Tencent Music earnings

Tencent Music achieved continued subscriber and profit growth during Q3 2024, per a new earnings report. Photo Credit: TME

Despite suffering another revenue decrease on the non-streaming side, Tencent Music has reported double-digit subscriber and profit growth for 2024’s third quarter.

These and other performance particulars came to light in the Shenzhen-headquartered company’s newly released Q3 earnings report. Previously, 2024’s first and second quarters saw Tencent Music acknowledge year-over-year revenue slips due mainly to declines in the “social entertainment” category, including livestream concerts and more.

Social entertainment’s long-running slide, traceable in part to an operational recalibration enacted following a sweeping regulatory crackdown, continued during 2024’s third quarter. Per Tencent Music, social entertainment mobile MAUs fell 30.2% YoY to 90 million.

Additionally, social entertainment’s monthly average revenue per paying user decreased 24.8% YoY to $8.96 (CNY 64.8), with the category’s paid user count having grown 1.3% YoY to 7.9 million, the report shows. Nevertheless, higher-ups described the WeSing karaoke app’s Q3 revenue (which falls into social entertainment) as “better than expected.”

While the results contributed to an overall Q3 2024 revenue miss for Tencent Music (which operates three distinct streaming services in QQ, Kugou, and Kuwo), an ongoing subscriber-base expansion fueled the initially mentioned profit jump.

That refers specifically to an even 119 million paid users for Tencent Music during the third quarter, up 15.5% YoY and two million quarterly, with 4.9% YoY growth in monthly average revenue per streaming subscriber at $1.49 (CNY 10.8), the resource shows.
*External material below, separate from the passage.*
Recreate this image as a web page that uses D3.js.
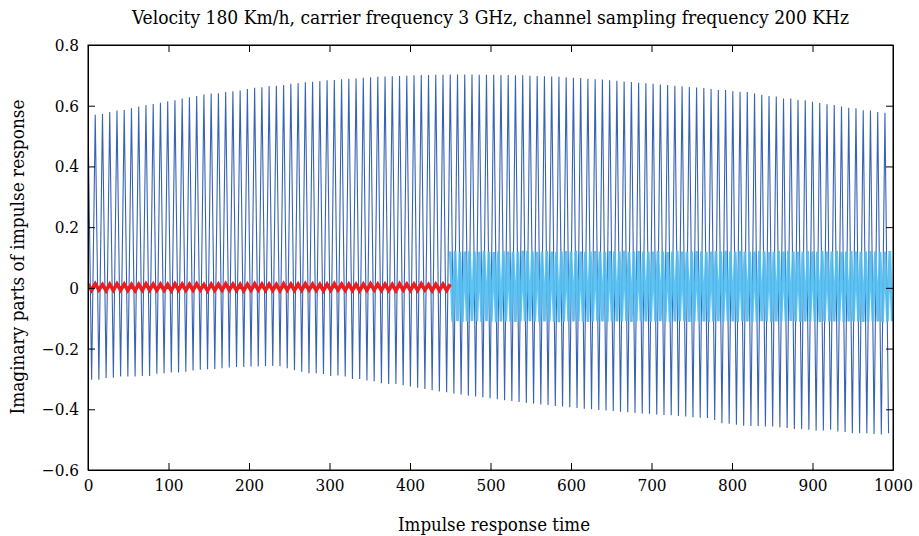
<!DOCTYPE html>
<html>
<head>
<meta charset="utf-8">
<script src="https://cdn.jsdelivr.net/npm/d3@7"></script>
<style>
  body { margin: 0; background: #ffffff; }
  svg { display: block; }
  .axis text { font-family: "DejaVu Serif Condensed", "Liberation Serif", serif; font-size: 17px; fill: #000; }
  .axis path, .axis line { stroke: #000; }
  .label { font-family: "DejaVu Serif Condensed", "Liberation Serif", serif; }
</style>
</head>
<body>
<div id="chart"></div>
<script>
// Tick labels
const xTicks = [0, 100, 200, 300, 400, 500, 600, 700, 800, 900, 1000];
const yTicks = [-0.6, -0.4, -0.2, 0, 0.2, 0.4, 0.6, 0.8];

// Dark blue series: one peak every darkPeriod samples, trough halfway between
const darkPeriod = 9;
const darkHigh = [
  0.564, 0.570, 0.573, 0.579, 0.584, 0.586, 0.592, 0.597, 0.602, 0.606,
  0.610, 0.615, 0.618, 0.624, 0.628, 0.632, 0.637, 0.640, 0.641, 0.645,
  0.648, 0.650, 0.655, 0.659, 0.661, 0.665, 0.666, 0.668, 0.672, 0.675,
  0.677, 0.679, 0.681, 0.684, 0.685, 0.687, 0.689, 0.690, 0.692, 0.694,
  0.695, 0.696, 0.697, 0.698, 0.699, 0.700, 0.701, 0.701, 0.702, 0.702,
  0.703, 0.703, 0.703, 0.703, 0.702, 0.702, 0.702, 0.701, 0.701, 0.700,
  0.700, 0.699, 0.698, 0.697, 0.696, 0.695, 0.694, 0.692, 0.691, 0.689,
  0.687, 0.686, 0.684, 0.682, 0.680, 0.678, 0.676, 0.674, 0.672, 0.670,
  0.668, 0.666, 0.664, 0.662, 0.660, 0.658, 0.655, 0.652, 0.652, 0.648,
  0.646, 0.645, 0.640, 0.636, 0.632, 0.630, 0.624, 0.624, 0.619, 0.618,
  0.613, 0.609, 0.605, 0.602, 0.597, 0.593, 0.592, 0.585, 0.584, 0.579,
  0.577
];
const darkLow = [
  -0.303, -0.303, -0.297, -0.296, -0.292, -0.292, -0.292, -0.290, -0.290, -0.283,
  -0.281, -0.279, -0.279, -0.276, -0.272, -0.270, -0.268, -0.267, -0.265, -0.262,
  -0.261, -0.261, -0.259, -0.259, -0.257, -0.257, -0.258, -0.265, -0.271, -0.276,
  -0.281, -0.281, -0.284, -0.290, -0.289, -0.292, -0.300, -0.300, -0.305, -0.308,
  -0.314, -0.317, -0.317, -0.321, -0.325, -0.329, -0.333, -0.337, -0.341, -0.344,
  -0.348, -0.351, -0.355, -0.358, -0.361, -0.364, -0.367, -0.370, -0.373, -0.376,
  -0.379, -0.381, -0.384, -0.386, -0.389, -0.391, -0.393, -0.396, -0.398, -0.400,
  -0.402, -0.404, -0.406, -0.408, -0.410, -0.412, -0.414, -0.415, -0.417, -0.419,
  -0.420, -0.422, -0.424, -0.426, -0.428, -0.429, -0.435, -0.446, -0.448, -0.451,
  -0.454, -0.455, -0.455, -0.457, -0.457, -0.459, -0.462, -0.465, -0.465, -0.467,
  -0.471, -0.470, -0.467, -0.473, -0.475, -0.479, -0.479, -0.479, -0.481, -0.483,
  -0.479
];

// Light blue series, from sample 450 to the end
const lightStart = 450;
const lightPeriod = 6;
const lightHigh = [
  0.120, 0.121, 0.119, 0.120, 0.122, 0.120, 0.119, 0.121, 0.120, 0.118,
  0.120, 0.121, 0.120, 0.119, 0.120, 0.122, 0.121, 0.120, 0.119, 0.120,
  0.121, 0.120, 0.118, 0.120, 0.121, 0.120, 0.122, 0.120, 0.119, 0.120,
  0.121, 0.120, 0.119, 0.121, 0.120, 0.120, 0.122, 0.119, 0.120, 0.121,
  0.120, 0.119, 0.120, 0.121, 0.120, 0.118, 0.120, 0.122, 0.120, 0.119,
  0.120, 0.121, 0.120, 0.119, 0.120, 0.121, 0.120, 0.122, 0.120, 0.119,
  0.121, 0.120, 0.119, 0.120, 0.121, 0.120, 0.118, 0.120, 0.121, 0.120,
  0.122, 0.120, 0.119, 0.120, 0.121, 0.120, 0.119, 0.121, 0.120, 0.120,
  0.122, 0.119, 0.120, 0.121, 0.120, 0.119, 0.120, 0.121, 0.120, 0.118,
  0.120, 0.121
];
const lightLow = [
  -0.111, -0.110, -0.112, -0.111, -0.109, -0.111, -0.112, -0.110, -0.111, -0.113,
  -0.111, -0.110, -0.111, -0.112, -0.111, -0.109, -0.110, -0.111, -0.112, -0.111,
  -0.110, -0.111, -0.113, -0.111, -0.110, -0.111, -0.109, -0.111, -0.112, -0.111,
  -0.110, -0.111, -0.112, -0.110, -0.111, -0.111, -0.109, -0.112, -0.111, -0.110,
  -0.111, -0.112, -0.111, -0.110, -0.111, -0.113, -0.111, -0.109, -0.111, -0.112,
  -0.111, -0.110, -0.111, -0.112, -0.111, -0.110, -0.111, -0.109, -0.111, -0.112,
  -0.110, -0.111, -0.112, -0.111, -0.110, -0.111, -0.113, -0.111, -0.110, -0.111,
  -0.109, -0.111, -0.112, -0.111, -0.110, -0.111, -0.112, -0.110, -0.111, -0.111,
  -0.109, -0.112, -0.111, -0.110, -0.111, -0.112, -0.111, -0.110, -0.111, -0.113,
  -0.111, -0.110
];

// Red series, from sample 0 to 450
const redPeriod = 9;
const redHigh = [
  0.012, 0.013, 0.011, 0.012, 0.013, 0.012, 0.011, 0.012, 0.013, 0.012,
  0.012, 0.011, 0.013, 0.012, 0.012, 0.013, 0.011, 0.012, 0.012, 0.013,
  0.012, 0.011, 0.012, 0.013, 0.012, 0.012, 0.011, 0.013, 0.012, 0.012,
  0.013, 0.012, 0.011, 0.012, 0.013, 0.012, 0.012, 0.011, 0.012, 0.013,
  0.012, 0.012, 0.011, 0.013, 0.012, 0.012, 0.013, 0.011, 0.012, 0.012,
  0.012
];
const redLow = [
  -0.008, -0.007, -0.009, -0.008, -0.007, -0.008, -0.009, -0.008, -0.007, -0.008,
  -0.008, -0.009, -0.007, -0.008, -0.008, -0.007, -0.009, -0.008, -0.008, -0.007,
  -0.008, -0.009, -0.008, -0.007, -0.008, -0.008, -0.009, -0.007, -0.008, -0.008,
  -0.007, -0.008, -0.009, -0.008, -0.007, -0.008, -0.008, -0.009, -0.008, -0.007,
  -0.008, -0.008, -0.009, -0.007, -0.008, -0.008, -0.007, -0.009, -0.008, -0.008
];

// Turn peak / trough arrays into [time, value] points
function zigzag(start, period, highs, lows) {
  const pts = [];
  highs.forEach((h, i) => {
    pts.push([start + i * period, h]);
    if (i < lows.length) pts.push([start + i * period + period / 2, lows[i]]);
  });
  return pts;
}

const darkPoints = zigzag(0, darkPeriod, darkHigh, darkLow);
const lightPoints = zigzag(lightStart, lightPeriod, lightHigh, lightLow);
const redPoints = zigzag(0, redPeriod, redHigh, redLow);

// Set up dimensions and margins
const margin = { top: 45, right: 26, bottom: 66, left: 88 };
const width = 919 - margin.left - margin.right;
const height = 536 - margin.top - margin.bottom;

const root = d3.select('#chart')
  .append('svg')
  .attr('width', 919)
  .attr('height', 536);

const svg = root.append('g')
  .attr('transform', `translate(${margin.left},${margin.top})`);

const x = d3.scaleLinear().domain([0, 1000]).range([0, width]);
const y = d3.scaleLinear().domain([-0.6, 0.8]).range([height, 0]);

const line = d3.line()
  .x(d => x(d[0]))
  .y(d => y(d[1]));

svg.append('defs').append('clipPath')
  .attr('id', 'plot-clip')
  .append('rect')
  .attr('width', width)
  .attr('height', height);

const plot = svg.append('g').attr('clip-path', 'url(#plot-clip)');

// Dark blue series
plot.append('path')
  .datum(darkPoints)
  .attr('fill', 'none')
  .attr('stroke', '#2152ad')
  .attr('stroke-opacity', 0.9)
  .attr('stroke-width', 1.1)
  .attr('d', line);

// Light blue series
plot.append('path')
  .datum(lightPoints)
  .attr('fill', 'none')
  .attr('stroke', '#4fbcef')
  .attr('stroke-opacity', 0.9)
  .attr('stroke-width', 2.7)
  .attr('d', line);

// Red series
plot.append('path')
  .datum(redPoints)
  .attr('fill', 'none')
  .attr('stroke', '#ee1c1c')
  .attr('stroke-width', 3.6)
  .attr('d', line);

// Axes, ticks pointing inward
svg.append('g')
  .attr('class', 'axis')
  .attr('transform', `translate(0,${height})`)
  .call(d3.axisBottom(x).tickValues(xTicks).tickSize(-7).tickPadding(9).tickSizeOuter(0)
    .tickFormat(d => String(d)));

svg.append('g')
  .attr('class', 'axis')
  .call(d3.axisTop(x).tickValues(xTicks).tickSize(-7).tickSizeOuter(0).tickFormat(''));

svg.append('g')
  .attr('class', 'axis')
  .call(d3.axisLeft(y).tickValues(yTicks).tickSize(-7).tickPadding(9).tickSizeOuter(0)
    .tickFormat(d => d === 0 ? '0' : d3.format('.1f')(d)));

svg.append('g')
  .attr('class', 'axis')
  .attr('transform', `translate(${width},0)`)
  .call(d3.axisRight(y).tickValues(yTicks).tickSize(-7).tickSizeOuter(0).tickFormat(''));

// Frame
svg.append('rect')
  .attr('width', width)
  .attr('height', height)
  .attr('fill', 'none')
  .attr('stroke', '#000')
  .attr('stroke-width', 1);

// Title
root.append('text')
  .attr('class', 'label')
  .attr('x', margin.left + width / 2)
  .attr('y', 24)
  .attr('text-anchor', 'middle')
  .attr('textLength', 717)
  .attr('lengthAdjust', 'spacingAndGlyphs')
  .style('font-size', '18px')
  .text('Velocity 180 Km/h, carrier frequency 3 GHz, channel sampling frequency 200 KHz');

// X-axis label
root.append('text')
  .attr('class', 'label')
  .attr('x', 494)
  .attr('y', 531)
  .attr('text-anchor', 'middle')
  .attr('textLength', 192)
  .attr('lengthAdjust', 'spacingAndGlyphs')
  .style('font-size', '19px')
  .text('Impulse response time');

// Y-axis label
root.append('text')
  .attr('class', 'label')
  .attr('transform', 'translate(24,257) rotate(-90)')
  .attr('text-anchor', 'middle')
  .attr('textLength', 315)
  .attr('lengthAdjust', 'spacingAndGlyphs')
  .style('font-size', '19px')
  .text('Imaginary parts of impulse response');
</script>
</body>
</html>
Total revenue from on-demand subscriptions is said to have finished at $530.91 million (CNY 3.84 billion), for a 20.3% YoY boost. Notwithstanding the subscriber positives, however, Tencent Music’s streaming MAUs dipped 3% YoY to 576 million, according to the company.

Taken as a whole, Tencent Music’s Q3 2024 earnings call didn’t deliver any groundbreaking revelations from execs, who reiterated broad objectives of maximizing subscriber growth, enhancing ARPU, and adding fresh features.
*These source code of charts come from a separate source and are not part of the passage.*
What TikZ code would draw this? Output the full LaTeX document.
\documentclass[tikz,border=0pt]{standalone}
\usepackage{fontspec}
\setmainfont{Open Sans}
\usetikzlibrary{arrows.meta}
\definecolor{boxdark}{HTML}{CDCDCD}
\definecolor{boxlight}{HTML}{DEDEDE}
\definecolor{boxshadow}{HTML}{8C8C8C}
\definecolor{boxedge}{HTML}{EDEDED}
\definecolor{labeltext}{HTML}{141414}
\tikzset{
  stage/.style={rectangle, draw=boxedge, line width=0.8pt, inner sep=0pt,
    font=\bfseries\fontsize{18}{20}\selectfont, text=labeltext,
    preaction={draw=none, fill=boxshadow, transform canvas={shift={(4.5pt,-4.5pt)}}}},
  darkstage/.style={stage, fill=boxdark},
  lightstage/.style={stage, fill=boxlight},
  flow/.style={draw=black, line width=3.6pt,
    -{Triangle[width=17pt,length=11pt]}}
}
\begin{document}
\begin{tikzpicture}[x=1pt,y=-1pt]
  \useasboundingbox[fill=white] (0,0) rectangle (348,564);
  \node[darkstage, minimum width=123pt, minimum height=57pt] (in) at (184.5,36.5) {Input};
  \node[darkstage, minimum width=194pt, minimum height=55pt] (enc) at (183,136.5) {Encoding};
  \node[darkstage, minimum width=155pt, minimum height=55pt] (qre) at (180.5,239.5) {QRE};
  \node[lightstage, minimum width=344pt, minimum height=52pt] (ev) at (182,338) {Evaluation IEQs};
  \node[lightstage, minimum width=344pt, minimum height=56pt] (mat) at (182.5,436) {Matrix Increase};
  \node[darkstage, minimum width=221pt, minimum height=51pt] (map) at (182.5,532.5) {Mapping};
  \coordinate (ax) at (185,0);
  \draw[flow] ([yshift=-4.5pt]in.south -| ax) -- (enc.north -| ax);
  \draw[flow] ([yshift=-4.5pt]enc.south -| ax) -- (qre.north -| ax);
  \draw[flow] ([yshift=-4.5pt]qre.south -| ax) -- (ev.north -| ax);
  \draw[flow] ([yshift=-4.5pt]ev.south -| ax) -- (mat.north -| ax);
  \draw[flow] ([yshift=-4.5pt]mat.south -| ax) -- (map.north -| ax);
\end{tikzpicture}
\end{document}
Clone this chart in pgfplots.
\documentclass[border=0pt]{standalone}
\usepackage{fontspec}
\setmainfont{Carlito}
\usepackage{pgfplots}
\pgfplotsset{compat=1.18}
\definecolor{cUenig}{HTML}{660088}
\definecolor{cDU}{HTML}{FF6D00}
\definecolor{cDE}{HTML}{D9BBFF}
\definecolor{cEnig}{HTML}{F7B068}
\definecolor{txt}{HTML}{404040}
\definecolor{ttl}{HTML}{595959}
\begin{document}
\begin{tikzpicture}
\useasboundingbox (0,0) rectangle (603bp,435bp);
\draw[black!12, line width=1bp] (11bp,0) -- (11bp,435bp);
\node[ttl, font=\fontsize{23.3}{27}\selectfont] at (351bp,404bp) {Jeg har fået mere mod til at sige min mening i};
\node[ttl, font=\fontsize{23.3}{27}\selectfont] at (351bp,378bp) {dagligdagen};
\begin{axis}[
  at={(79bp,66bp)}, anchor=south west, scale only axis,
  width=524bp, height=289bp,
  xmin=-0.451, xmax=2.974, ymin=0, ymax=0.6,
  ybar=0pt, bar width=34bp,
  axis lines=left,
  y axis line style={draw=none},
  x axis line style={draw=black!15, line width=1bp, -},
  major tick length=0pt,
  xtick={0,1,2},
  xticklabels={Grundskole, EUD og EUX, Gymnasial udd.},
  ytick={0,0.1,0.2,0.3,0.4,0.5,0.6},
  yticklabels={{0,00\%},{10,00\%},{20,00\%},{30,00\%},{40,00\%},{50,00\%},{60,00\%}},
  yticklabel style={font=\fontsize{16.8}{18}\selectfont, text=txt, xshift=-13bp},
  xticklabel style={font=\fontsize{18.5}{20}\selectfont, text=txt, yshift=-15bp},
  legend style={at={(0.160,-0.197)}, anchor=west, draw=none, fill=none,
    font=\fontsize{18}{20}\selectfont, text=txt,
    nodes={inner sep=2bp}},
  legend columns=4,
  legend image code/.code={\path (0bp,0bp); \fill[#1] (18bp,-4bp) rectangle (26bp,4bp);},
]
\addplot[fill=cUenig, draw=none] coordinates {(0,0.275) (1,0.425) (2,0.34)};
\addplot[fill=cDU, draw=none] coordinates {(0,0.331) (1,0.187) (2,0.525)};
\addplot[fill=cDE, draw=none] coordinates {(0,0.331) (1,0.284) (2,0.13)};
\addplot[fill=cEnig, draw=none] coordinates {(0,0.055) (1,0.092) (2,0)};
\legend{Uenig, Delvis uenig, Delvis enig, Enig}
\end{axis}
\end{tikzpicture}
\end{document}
Perhaps the most noteworthy of those features center on superfan monetization, now a bigger focus than ever for the wider industry. Tencent Music is rallying around a “Super VIP” (SVIP) package boasting enhanced audio quality and “enriched long-form audio offerings”; this more expensive tier had over 10 million subscribers as of September 30th, per higher-ups.

Roughly half these subs were attached to QQ, with the remaining half coming from Kugou, execs said during the earnings call. Interestingly – and bearing in mind, among other things, Tencent Music’s reach and seemingly strong relationships with leading K-pop playersphysical products like calendars could soon factor into the SVIP plan, according to TME.

At the time of writing, Tencent Music stock (NYSE: TME) was down 9.65% at $10.44 per share – though the price still represents an over 40% increase from mid-November 2023.